If you were planning on running this game as a solo adventure, there are a lot of easy ways to represent things mechanically. For example using the Revenant from the UA Gothic Heroes article (https://dnd.wizards.com/sites/default/files/media/upload/articles/UA%20Gothic%20Characters.pdf), you could have your hero be an Undead. They could earn experience points as usual, losing them when they die and having to fight their way though areas all over again. You could introduce Humanity that gives them, say, the equivalence of the Toughness and Durable feats while Human.

But I mean... if you have multiple players, adventuring as a party completely changes what the Dark Souls experience is all about. You're better off just borrowing the setting and finding something for them to do together.

Yuroch Kern
2017-05-02, 10:25 AM
From what I played of it, it would require some world building on the DMs part. Lots of house rules too. It's a vague response, but Dark Souls is designed around single player. Something like saying you get no xp between the last time you rested and died, period. But you get up after 10 minutes, you crazy revenant, you. Also, minimize hp.

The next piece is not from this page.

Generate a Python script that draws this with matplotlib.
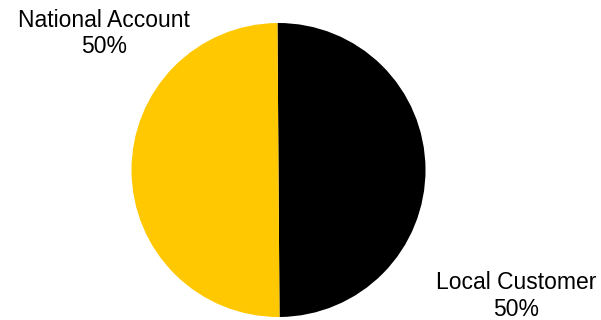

You get 1 for d6 hit die, 2 for d8, 3 for d10, and barbarian gets 4. 1st level is 2 extra. That should simulate 1 hit kills, with Con working normally. It would encourage a lot of combat maneuvering, even though it would slow combat a bit as a result. My 2 copper.

Beastrolami
2017-05-02, 12:08 PM
A friend and I debated this point. I disagreed, but his idea was to have big bosses, that should party wipe every time. Force the players to fight over and over again until they find some way to win. His idea was that the party would gain experience relatively slowly, and when they die, they drop all their exp, and have to go back to recover it. When you level, you are safe, and keep the level. Then you set the world in some bleak environment and force the party to crawl through it.